His shambolic performance here, however, reflects the state West Indies cricket is in. So for a top class side like India, this lack of competition is also a test.
The second ODI looked more like being played at two different levels. India batted superbly whereas West Indies behaved like an associate nation looking to just bat out the overs even though they were just 43.
In such a situation, what is the motivation?
Skipper Virat Kohli says it is about following the processes and the standard they have set just to ensure they don’t lose track. At the moment, West Indies are lying in the ninth position with a 16-point difference against the next best, eighth placed Sri Lanka.

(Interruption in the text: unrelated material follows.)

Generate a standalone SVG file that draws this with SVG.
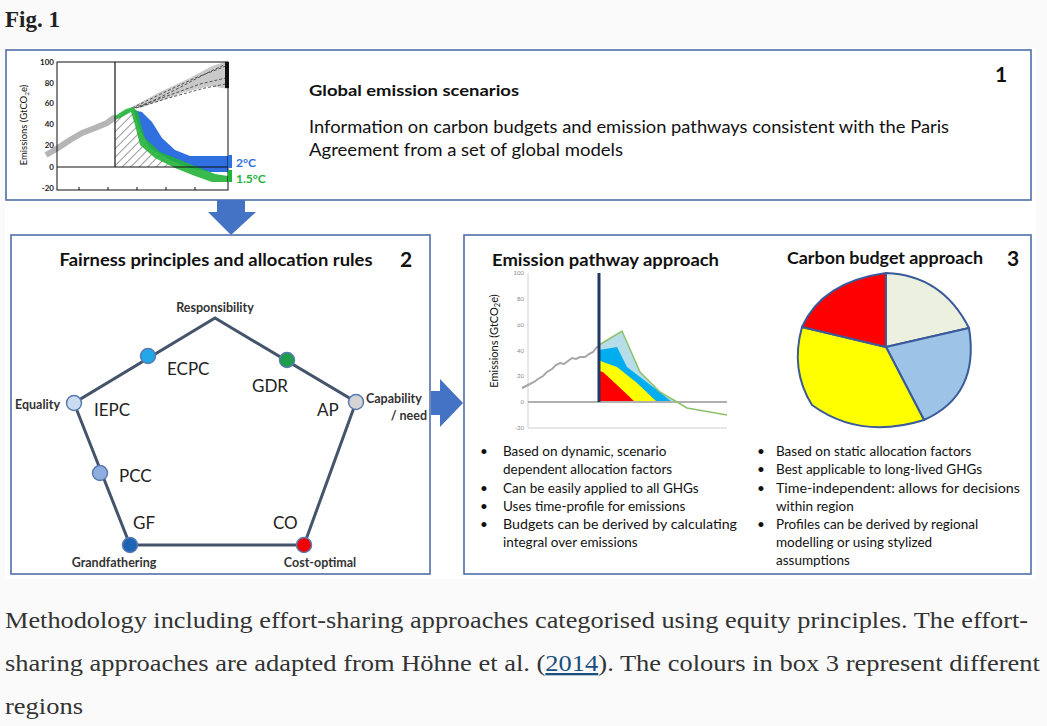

“For us, it about doing the things that we can do right and executing our skills to the best of our potential. Regardless of how the opposition reacts we want to do things right from our point of view, keep putting in the effort every ball, every over we play with the bat and the ball, in the field as well,” says Kohli.
“That’s the kind of mindset we take on the field. Regardless of what the opposition is doing we like to focus on our strengths.”
This, however, is also an opportunity to sort out weak links too. The middle order appears brittle and under pressure it cracked in the Champions Trophy final. By handing the opportunity to Kuldeep Yadav and by pushing Hardik Pandya up the batting order, Kohli made his intentions known.
A total of 300 runs isn’t enough these days as a target, as was proved against Sri Lanka in Champions Trophy, and the skipper is already working on setting the bar high. He smashed 87 off 66 balls and sent in Pandya ahead of Yuvraj and Dhoni.
“Kedar and Hardik haven’t got much game time in the past. The more games they get under their belt and more experience they get it will be good. They are actually consistently striking every game and more experience they get, then as a middle order group you can begin to go after the bowling early,” says the Indian captain.